| Exercise prompt |
Copy the lines of the data below exactly, starting at the first and stopping after the line that contains "(nQ) at (1707,355)"; include no pictures.

| Information shown |
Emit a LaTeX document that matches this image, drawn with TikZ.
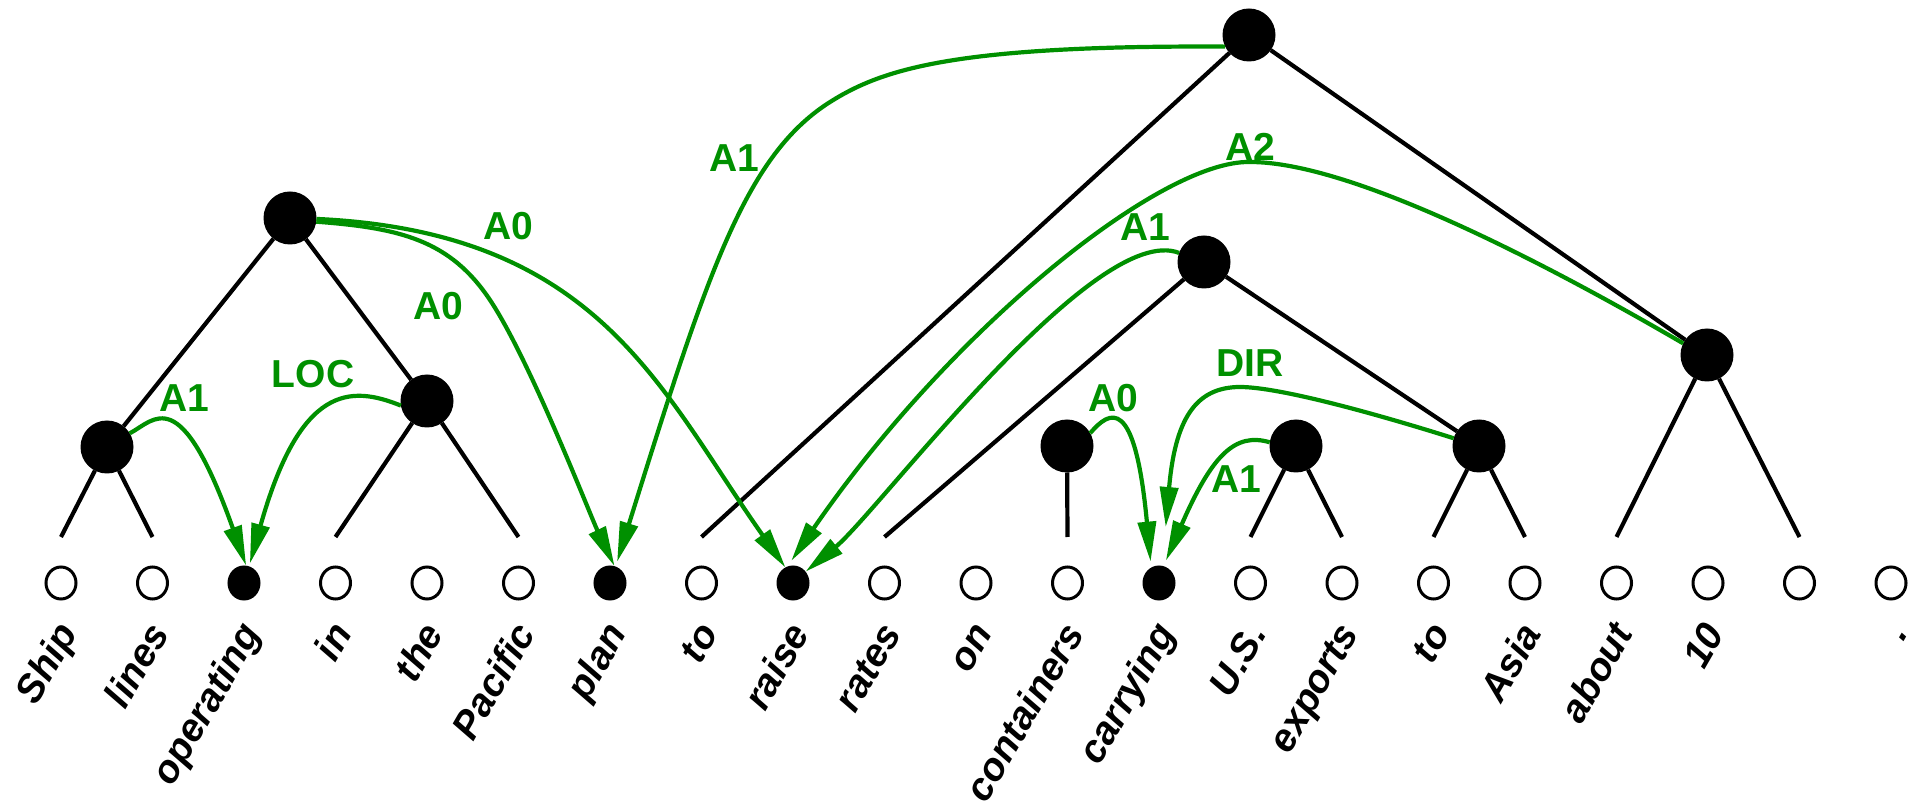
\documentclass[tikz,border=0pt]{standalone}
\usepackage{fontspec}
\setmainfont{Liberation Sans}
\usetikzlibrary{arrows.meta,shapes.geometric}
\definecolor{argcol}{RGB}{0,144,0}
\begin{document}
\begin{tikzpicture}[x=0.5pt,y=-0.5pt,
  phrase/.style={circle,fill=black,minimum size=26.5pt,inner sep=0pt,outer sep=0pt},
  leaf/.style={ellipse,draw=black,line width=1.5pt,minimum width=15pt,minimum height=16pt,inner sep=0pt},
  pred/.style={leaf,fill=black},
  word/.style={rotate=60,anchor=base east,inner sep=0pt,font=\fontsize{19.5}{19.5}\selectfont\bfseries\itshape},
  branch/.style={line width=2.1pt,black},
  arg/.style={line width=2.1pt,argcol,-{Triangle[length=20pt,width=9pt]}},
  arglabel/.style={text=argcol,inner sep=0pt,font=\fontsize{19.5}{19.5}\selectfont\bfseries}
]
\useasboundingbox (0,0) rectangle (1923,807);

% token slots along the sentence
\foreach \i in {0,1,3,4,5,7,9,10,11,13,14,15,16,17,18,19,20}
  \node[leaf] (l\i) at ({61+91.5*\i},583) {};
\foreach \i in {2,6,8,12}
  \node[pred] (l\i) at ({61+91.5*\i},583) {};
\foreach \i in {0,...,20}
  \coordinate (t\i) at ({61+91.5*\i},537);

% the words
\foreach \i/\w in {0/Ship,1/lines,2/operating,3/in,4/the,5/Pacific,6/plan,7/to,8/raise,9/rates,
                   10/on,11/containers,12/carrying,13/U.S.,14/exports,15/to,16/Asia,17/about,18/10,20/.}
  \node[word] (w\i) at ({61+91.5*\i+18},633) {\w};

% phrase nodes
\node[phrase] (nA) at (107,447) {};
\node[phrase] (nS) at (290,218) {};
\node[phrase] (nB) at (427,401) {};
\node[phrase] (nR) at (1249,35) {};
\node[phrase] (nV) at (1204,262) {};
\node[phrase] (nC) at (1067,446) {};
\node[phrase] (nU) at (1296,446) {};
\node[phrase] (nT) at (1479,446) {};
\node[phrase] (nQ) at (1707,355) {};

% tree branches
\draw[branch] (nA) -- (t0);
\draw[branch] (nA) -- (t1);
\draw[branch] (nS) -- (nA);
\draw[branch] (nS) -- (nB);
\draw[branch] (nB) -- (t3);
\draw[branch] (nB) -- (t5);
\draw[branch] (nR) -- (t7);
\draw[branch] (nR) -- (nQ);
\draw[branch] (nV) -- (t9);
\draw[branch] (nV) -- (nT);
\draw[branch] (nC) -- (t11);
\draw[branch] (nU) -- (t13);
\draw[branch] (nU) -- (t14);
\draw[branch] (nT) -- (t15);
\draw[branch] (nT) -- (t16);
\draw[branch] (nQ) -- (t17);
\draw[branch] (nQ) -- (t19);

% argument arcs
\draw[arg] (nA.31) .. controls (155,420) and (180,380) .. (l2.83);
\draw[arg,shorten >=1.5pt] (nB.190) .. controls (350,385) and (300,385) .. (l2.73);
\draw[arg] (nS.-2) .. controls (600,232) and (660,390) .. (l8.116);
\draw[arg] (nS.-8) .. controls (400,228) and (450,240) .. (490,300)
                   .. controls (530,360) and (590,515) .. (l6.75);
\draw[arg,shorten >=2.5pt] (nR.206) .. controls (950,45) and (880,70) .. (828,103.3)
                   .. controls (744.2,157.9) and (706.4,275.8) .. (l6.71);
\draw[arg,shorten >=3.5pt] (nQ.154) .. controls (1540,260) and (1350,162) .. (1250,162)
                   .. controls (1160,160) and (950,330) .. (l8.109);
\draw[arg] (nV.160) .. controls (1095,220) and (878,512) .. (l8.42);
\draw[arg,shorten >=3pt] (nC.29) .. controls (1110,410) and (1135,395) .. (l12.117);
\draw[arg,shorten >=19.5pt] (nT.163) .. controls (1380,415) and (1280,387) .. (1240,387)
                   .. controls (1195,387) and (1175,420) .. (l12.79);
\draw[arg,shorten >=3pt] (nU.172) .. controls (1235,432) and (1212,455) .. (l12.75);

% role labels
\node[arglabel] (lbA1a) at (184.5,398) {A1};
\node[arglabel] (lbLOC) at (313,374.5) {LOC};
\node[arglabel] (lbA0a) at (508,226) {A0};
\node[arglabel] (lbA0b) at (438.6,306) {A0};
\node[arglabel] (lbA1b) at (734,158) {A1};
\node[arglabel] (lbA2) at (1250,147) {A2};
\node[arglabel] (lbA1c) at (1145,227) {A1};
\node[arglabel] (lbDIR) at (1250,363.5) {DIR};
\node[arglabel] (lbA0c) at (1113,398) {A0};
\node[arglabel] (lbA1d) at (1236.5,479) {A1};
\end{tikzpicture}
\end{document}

| Output for this task |
Emit a LaTeX document that matches this image, drawn with TikZ.
\documentclass[tikz,border=0pt]{standalone}
\usepackage{fontspec}
\setmainfont{Liberation Sans}
\usetikzlibrary{arrows.meta,shapes.geometric}
\definecolor{argcol}{RGB}{0,144,0}
\begin{document}
\begin{tikzpicture}[x=0.5pt,y=-0.5pt,
  phrase/.style={circle,fill=black,minimum size=26.5pt,inner sep=0pt,outer sep=0pt},
  leaf/.style={ellipse,draw=black,line width=1.5pt,minimum width=15pt,minimum height=16pt,inner sep=0pt},
  pred/.style={leaf,fill=black},
  word/.style={rotate=60,anchor=base east,inner sep=0pt,font=\fontsize{19.5}{19.5}\selectfont\bfseries\itshape},
  branch/.style={line width=2.1pt,black},
  arg/.style={line width=2.1pt,argcol,-{Triangle[length=20pt,width=9pt]}},
  arglabel/.style={text=argcol,inner sep=0pt,font=\fontsize{19.5}{19.5}\selectfont\bfseries}
]
\useasboundingbox (0,0) rectangle (1923,807);

% token slots along the sentence
\foreach \i in {0,1,3,4,5,7,9,10,11,13,14,15,16,17,18,19,20}
  \node[leaf] (l\i) at ({61+91.5*\i},583) {};
\foreach \i in {2,6,8,12}
  \node[pred] (l\i) at ({61+91.5*\i},583) {};
\foreach \i in {0,...,20}
  \coordinate (t\i) at ({61+91.5*\i},537);

% the words
\foreach \i/\w in {0/Ship,1/lines,2/operating,3/in,4/the,5/Pacific,6/plan,7/to,8/raise,9/rates,
                   10/on,11/containers,12/carrying,13/U.S.,14/exports,15/to,16/Asia,17/about,18/10,20/.}
  \node[word] (w\i) at ({61+91.5*\i+18},633) {\w};

% phrase nodes
\node[phrase] (nA) at (107,447) {};
\node[phrase] (nS) at (290,218) {};
\node[phrase] (nB) at (427,401) {};
\node[phrase] (nR) at (1249,35) {};
\node[phrase] (nV) at (1204,262) {};
\node[phrase] (nC) at (1067,446) {};
\node[phrase] (nU) at (1296,446) {};
\node[phrase] (nT) at (1479,446) {};
\node[phrase] (nQ) at (1707,355) {};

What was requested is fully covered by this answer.